Comments on individual beers
- Timothy Taylor, Ram Tam
- (4.3 %ABV) Rather bland compared to experience of drinking it in earlier times. Wasn’t the ABV nearer 5 at one time? Good condition. (On hand pump). Scored 3.5
- Timothy Taylor, Golden Best
- (3.5%) In very good form. Great to find a true light mild at the festival: bursting with flavour for its strength, and in fine condition. (On hand pump). 4 .
- Timothy Taylor, Landlord
- (4.3%) Very good condition and temperature. (On hand pump ). 4.
- Adnams, Broadside
- (4.7%) Excellent condition. Fruity, complex, warming. Difficult to imagine this being presented in better condition. (On hand pump). 5 .
- Coach House, Ginger Nut
- (5%) Felt that the ginger/hop balance wasn’t right, in that the ginger was over-dominant. Beer was flattish and could have done with being dispensed via a sparkler. 2 .
- Coach House, Raspberry
- (5%) An ale with real potential if served as intended (i.e. cool and well carbonated), which this wasn’t. If served through a hand pump and sparkler we could imagine this scoring 4. As it was: 2 .
- Harviestoun, Bitter and Twisted
- (3.8%) Stood up well to being served on tap, in that, as with all hoppy beers, this method of dispense serves to foreground bitterness. Temperature fine. 3 .
- Bear Town, Ginger Bear
- (4%) Unlike the Coach House brew, the ginger in this one was balanced and the overall effect very pleasing. Temperature fine. 4 .
- Wickwar, Station Porter
- (6.1%) “Very nice indeed, but not one to stay on all night!” Tasting notes were pretty accurate, but blowed if we could detect the coffee aroma. 4 .
We went up on the Friday evening and the place was absolutely packed, with long queues for both handpulled and direct dispense beers, and a crush of punters completely filling all available space. This rather affected the enjoyment.

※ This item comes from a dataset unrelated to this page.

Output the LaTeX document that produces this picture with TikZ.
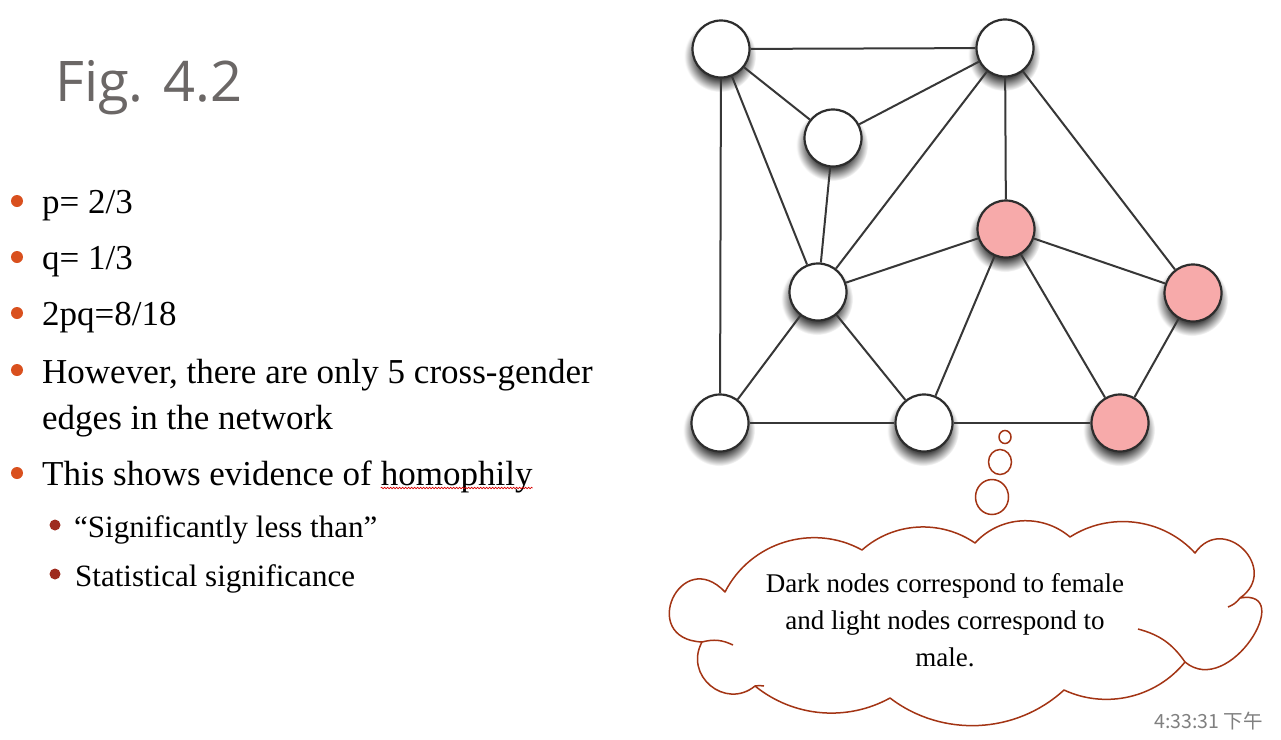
\documentclass[tikz,border=0pt]{standalone}
\usepackage{fontspec}
\setmainfont{Liberation Serif}
\newfontfamily\titlefont{Open Sans}
\newfontfamily\cjkfont{Noto Sans CJK SC}
\usetikzlibrary{shapes.geometric,decorations.pathmorphing}

\definecolor{nodepink}{RGB}{247,170,170}
\definecolor{nodeline}{RGB}{45,45,45}
\definecolor{edgegray}{RGB}{55,55,55}
\definecolor{bulletorange}{RGB}{217,80,30}
\definecolor{bulletred}{RGB}{158,42,30}
\definecolor{cloudred}{RGB}{163,52,20}
\definecolor{titlegray}{RGB}{107,103,102}
\definecolor{stampgray}{RGB}{128,128,128}

% soft round shadow: dark core fading out to white at the rim
\pgfdeclareradialshading{nodeshadow}{\pgfpoint{0cm}{0cm}}{%
  color(0bp)=(black!72); color(16bp)=(black!72);
  color(25bp)=(white); color(50bp)=(white)}

\begin{document}
\begin{tikzpicture}[x=1pt,y=-1pt,
  person/.style={circle, draw=nodeline, line width=2.2pt, minimum size=57pt,
    inner sep=0pt, fill=white},
  female/.style={person, fill=nodepink},
  tie/.style={draw=edgegray, line width=2pt},
  dot/.style={circle, fill=bulletorange, inner sep=0pt, minimum size=12pt},
  subdot/.style={circle, fill=bulletred, inner sep=0pt, minimum size=11pt},
  item/.style={anchor=base west, inner sep=0pt, font=\fontsize{35}{46}\selectfont},
  subitem/.style={anchor=base west, inner sep=0pt, font=\fontsize{31}{40}\selectfont},
  cloudline/.style={draw=cloudred, line width=1.5pt},
  bubble/.style={ellipse, cloudline, inner sep=0pt, fill=white}
]
% canvas
\fill[white] (0,0) rectangle (1281,739);
\useasboundingbox (0,0) rectangle (1281,739);

% title
\node[anchor=base west, inner sep=0pt, text=titlegray,
  font=\titlefont\fontsize{56}{60}\selectfont] (title) at (55,101) {Fig. 4.2};

% bullet list
\node[dot] (b1) at (17,201) {};
\node[item] (l1) at (42,213) {p= 2/3};
\node[dot] (b2) at (17,257) {};
\node[item] (l2) at (42,269) {q= 1/3};
\node[dot] (b3) at (17,313) {};
\node[item] (l3) at (42,325) {2pq=8/18};
\node[dot] (b4) at (17,370) {};
\node[item] (l4a) at (42,383) {However, there are only 5 cross-gender};
\node[item] (l4b) at (42,429) {edges in the network};
\node[dot] (b5) at (17,473) {};
\node[item] (l5a) at (42,485) {This shows evidence of};
\node[item] (l5b) at ([xshift=8.75pt]l5a.base east) {homophily};
\draw[red!85!black, line width=0.6pt, decorate,
  decoration={snake, amplitude=0.8pt, segment length=3pt}]
  ([yshift=-3pt]l5b.base west) -- ([yshift=-3pt]l5b.base east);
\node[subdot] (s1) at (55,525) {};
\node[subitem] (l6) at (74,537) {``Significantly less than''};
\node[subdot] (s2) at (55,574) {};
\node[subitem] (l7) at (75,586) {Statistical significance};

% network: light nodes male, dark nodes female
\coordinate (pA) at (721,49);
\coordinate (pB) at (1005,48);
\coordinate (pC) at (833,138);
\coordinate (pD) at (1006,229);
\coordinate (pE) at (818,292);
\coordinate (pF) at (1193,293);
\coordinate (pG) at (720,423);
\coordinate (pH) at (924,423);
\coordinate (pI) at (1120,423);
\foreach \p in {pA,pB,pC,pD,pE,pF,pG,pH,pI}
  \shade[shading=nodeshadow] ([xshift=-1pt,yshift=-7pt]\p) circle[radius=36pt];

\node[person] (A) at (pA) {};
\node[person] (B) at (pB) {};
\node[person] (C) at (pC) {};
\node[female] (D) at (pD) {};
\node[person] (E) at (pE) {};
\node[female] (F) at (pF) {};
\node[person] (G) at (pG) {};
\node[person] (H) at (pH) {};
\node[female] (I) at (pI) {};

\foreach \u/\v in {A/B, A/C, A/E, A/G, C/B, C/E, B/E, B/D, B/F,
                   D/E, D/F, D/H, D/I, E/G, E/H, G/H, H/I, F/I}
  \draw[tie] (\u) -- (\v);

% thought bubbles
\node[bubble, minimum width=12pt, minimum height=13pt] (t1) at (1005,437) {};
\node[bubble, minimum width=23pt, minimum height=25pt] (t2) at (1000,462) {};
\node[bubble, minimum width=33pt, minimum height=35pt] (t3) at (992,497) {};

% cloud outline: round puffs between the junction points, clockwise
\coordinate (j1) at (725,592);
\coordinate (j2) at (862,550);
\coordinate (j3) at (975,543);
\coordinate (j4) at (1070,537);
\coordinate (j5) at (1195,553);
\coordinate (j6) at (1240,598);
\coordinate (j7) at (1185,662);
\coordinate (j8) at (1064,690);
\coordinate (j9) at (890,698);
\coordinate (j10) at (755,686);
\coordinate (j11) at (702,642);
\draw[cloudline, fill=white, line join=round]
  (j1) to[bend left=46, looseness=1.0] (j2)
       to[bend left=38, looseness=0.95] (j3)
       to[bend left=44, looseness=0.99] (j4)
       to[bend left=40, looseness=0.96] (j5)
       to[bend left=100, looseness=2.0] (j6)
       to[out=10, in=-40, looseness=1.75] (j7)
       to[bend left=38, looseness=0.95] (j8)
       to[bend left=40, looseness=0.96] (j9)
       to[bend left=34, looseness=0.93] (j10)
       to[bend left=79, looseness=1.42] (j11)
       to[bend left=112, looseness=3.0] (j1) -- cycle;
% short inner strokes where puffs overlap
\draw[cloudline] (1138,629) to[bend left=20] (j7);
\draw[cloudline] (j11) to[bend left=20] (733,645);
\draw[cloudline] (j6) to[bend left=15] (1228,607);
\draw[cloudline] (j10) to[bend left=10] (764,686);

\node[align=center, inner sep=0pt, font=\fontsize{27}{37}\selectfont]
  (note) at (945,620) {Dark nodes correspond to female\\and light nodes correspond to\\male.};

% time stamp
\node[anchor=base east, inner sep=0pt, text=stampgray,
  font=\cjkfont\fontsize{19.5}{22}\selectfont] (stamp) at (1263,728) {4:33:31 下午};
\end{tikzpicture}
\end{document}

It also struck us that many of the beers on offer were generally available in many outlets. Having said that, the list offered some gems: Taylor’s Golden Best, Nethergate Umbel Magna, Sharp’s Doom Bar and Wickwar’s Station Porter, for example.
The staff were friendly and helpful and top-ups were given automatically, without having to be asked for.

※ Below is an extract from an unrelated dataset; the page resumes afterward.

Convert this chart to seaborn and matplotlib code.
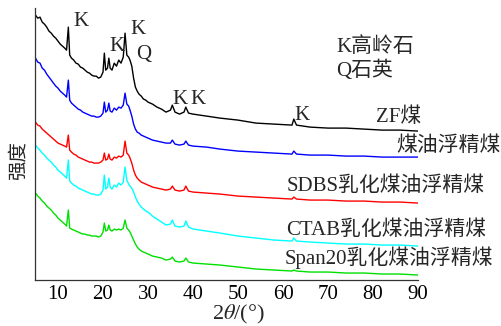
import matplotlib
matplotlib.use("Agg")
import matplotlib.pyplot as plt
import seaborn as sns
import pandas as pd

# 2theta grid (degrees)
two_theta = [5, 5.5, 6, 6.5, 7, 7.5, 8, 8.5, 9, 9.5, 10, 10.5, 11, 11.5,
             11.9, 12.3, 12.6,
             13, 13.5, 14, 14.5, 15, 15.5, 16, 16.5, 17, 17.5, 18, 18.5, 19, 19.5,
             20, 20.3, 20.6, 21, 21.3, 21.6, 22, 22.5, 23, 23.5, 24, 24.5, 24.9, 25.3, 25.7,
             26, 26.4, 26.8, 27.2, 27.6, 28, 28.5, 29, 29.5, 30,
             31, 32, 33, 34, 35, 35.4, 36, 37, 38, 38.4, 39, 40,
             43, 46, 50, 54, 58, 62, 62.4, 63, 66, 70, 74, 78, 82, 86, 90]

# stacked intensities (arbitrary units, offsets included)
zf_coal = [265, 262, 263, 258, 256, 253, 249, 247, 244, 242, 239, 236, 234, 232,
           230, 253, 225,
           222, 220, 217, 216, 213, 212, 210, 208, 207, 205, 204, 204, 202, 203,
           208, 227, 210, 212, 222, 212, 210, 217, 214, 220, 217, 223, 247, 225, 223,
           220, 214, 202, 193, 189, 186, 184, 181, 180, 178,
           176, 173, 171, 168, 170, 175, 168, 166, 168, 173, 167, 166,
           164, 162, 160, 157, 156, 155, 161, 155, 153, 152, 152, 151, 150, 150, 149]
kerosene = [222, 218, 217, 212, 210, 206, 203, 200, 197, 194, 192, 189, 187, 185,
            183, 200, 180,
            177, 175, 173, 171, 170, 168, 167, 166, 165, 164, 164, 163, 163, 164,
            167, 178, 168, 170, 177, 169, 168, 172, 170, 173, 172, 175, 187, 176, 174,
            170, 164, 156, 151, 148, 147, 145, 144, 143, 142,
            140, 139, 138, 137, 137, 140, 136, 135, 136, 139, 135, 134,
            133, 131, 129, 128, 127, 126, 129, 126, 125, 125, 124, 124, 123, 123, 123]
sdbs = [158, 155, 154, 151, 149, 147, 145, 143, 141, 139, 137, 136, 135, 134,
        133, 145, 130,
        128, 126, 125, 123, 122, 121, 120, 119, 118, 118, 117, 117, 117, 118,
        120, 127, 120, 121, 126, 121, 120, 123, 122, 124, 123, 125, 139, 127, 125,
        122, 117, 110, 105, 102, 100, 98, 97, 96, 95,
        93, 92, 91, 90, 91, 94, 90, 89, 90, 94, 89, 88,
        87, 86, 84, 83, 82, 81, 83, 81, 80, 80, 79, 79, 78, 78, 77]
ctab = [135, 132, 130, 127, 125, 122, 120, 118, 115, 113, 110, 108, 106, 104,
        102, 120, 99,
        97, 95, 94, 92, 91, 90, 89, 88, 87, 86, 86, 85, 85, 86,
        90, 105, 91, 93, 102, 93, 91, 95, 93, 97, 95, 98, 113, 100, 96,
        94, 92, 88, 83, 79, 76, 73, 71, 69, 68,
        64, 61, 58, 55, 56, 60, 54, 53, 54, 59, 53, 51,
        49, 47, 44, 42, 40, 39, 42, 39, 38, 37, 36, 36, 35, 35, 34]
span20 = [87, 84, 82, 79, 77, 74, 72, 70, 67, 65, 62, 60, 58, 56,
          54, 70, 52,
          51, 50, 49, 48, 47, 46, 46, 45, 45, 44, 44, 44, 43, 44,
          48, 57, 49, 50, 55, 50, 49, 51, 50, 51, 50, 52, 60, 52, 50,
          48, 44, 40, 36, 33, 31, 29, 28, 27, 26,
          24, 23, 22, 20, 21, 23, 19, 18, 19, 22, 18, 17,
          16, 15, 13, 11, 10, 9, 10, 9, 8, 8, 7, 7, 6, 6, 5]

samples = ['ZF煤', '煤油浮精煤', 'SDBS乳化煤油浮精煤', 'CTAB乳化煤油浮精煤', 'Span20乳化煤油浮精煤']
colors = ['#000000', '#0000ff', '#ff0000', '#00ffff', '#00e000']
xticks = [10, 20, 30, 40, 50, 60, 70, 80, 90]

frames = []
for name, vals in zip(samples, [zf_coal, kerosene, sdbs, ctab, span20]):
    frames.append(pd.DataFrame({'two_theta': two_theta, 'intensity': vals, 'sample': name}))
df = pd.concat(frames, ignore_index=True)

sns.set_style('white')
plt.rcParams['font.family'] = ['Liberation Serif', 'Noto Sans CJK SC']
plt.rcParams['mathtext.fontset'] = 'stix'

fig = plt.figure(figsize=(5.02, 3.26), dpi=100)
ax = fig.add_axes([0.0707, 0.141, 0.762, 0.834])
sns.lineplot(data=df, x='two_theta', y='intensity', hue='sample', hue_order=samples,
             palette=colors, estimator=None, sort=False, linewidth=1.0,
             legend=False, ax=ax)

ax.set_xlim(5, 90)
ax.set_ylim(0, 272)
ax.set_xticks(xticks)
ax.set_yticks([])
ax.tick_params(axis='x', direction='in', length=4, width=0.8, pad=3.5,
               labelsize=15, colors='black')
sns.despine(ax=ax)
for side in ['left', 'bottom']:
    ax.spines[side].set_color('#333333')
    ax.spines[side].set_linewidth(0.9)

ax.set_xlabel(r'2$\theta$/(°)', fontsize=16)
ax.xaxis.set_label_coords(0.53, -0.085)
ax.set_ylabel('强度', fontsize=14)
ax.yaxis.set_label_coords(-0.02, 0.44)

# peak markers
fs = 15
for txt, x, y in [('K', 15.1, 259), ('K', 23.1, 234), ('K', 27.8, 251), ('Q', 29.1, 226),
                  ('K', 37.1, 181), ('K', 41.1, 181), ('K', 64.2, 165)]:
    ax.text(x, y, txt, fontsize=fs, ha='center', va='center')

ax.text(71.8, 233, 'K高岭石', fontsize=fs, ha='left', va='center')
ax.text(71.8, 209, 'Q石英', fontsize=fs, ha='left', va='center')

# curve names
for txt, x, y in [('ZF煤', 80.7, 163), ('煤油浮精煤', 85.1, 134),
                  ('SDBS乳化煤油浮精煤', 60.9, 94), ('CTAB乳化煤油浮精煤', 60.7, 50),
                  ('Span20乳化煤油浮精煤', 60.4, 22)]:
    ax.text(x, y, txt, fontsize=fs, ha='left', va='center', clip_on=False)

fig.savefig('out.png', dpi=100)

The management are to be congratulated on once again putting on an event that attracted so many young punters, offering the delights of a varied selection of ales and ciders to a new generation of drinkers. On the issue of dispense, we are well aware of the problems posed by having to make available so many real ales at one time. Most of the beers tried were well-kept and in good condition. The fact remains, however, that ales intended for dispense via a tight head sparkler tend to lose both condition and original flavour when served straight from the cask.
Enjoyment:2.5 (A factor here was the crush at the venue. Beer festivals at The Graduate Bar attract huge numbers, too, but the numbers are better managed.)

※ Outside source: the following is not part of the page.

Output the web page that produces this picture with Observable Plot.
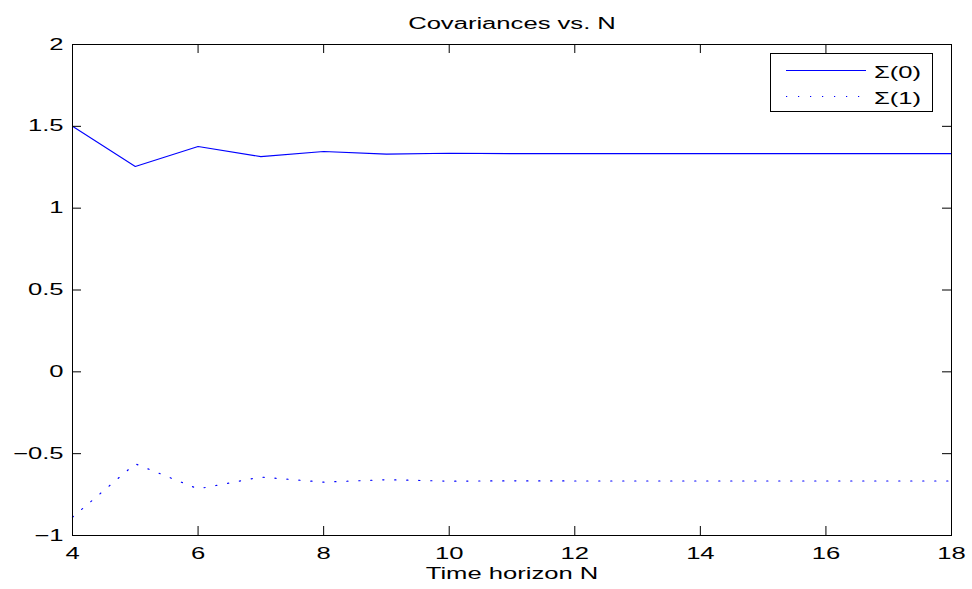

Promotion of quality beer: 4*
(*Though as one of our number added, “For getting a positive message across to young people about real ale, I’d give it 6 out of 5!”, a view echoed by the others.)
NB The scoring system used is the CAMRA National Beer Scoring Scheme as detailed on the survey cards.
The official programme for the festival carried, among other illustrations, the CAMRA logo, thus implying that the event was CAMRA organised and/or sponsored. It wasn’t, and the logo should not have been used.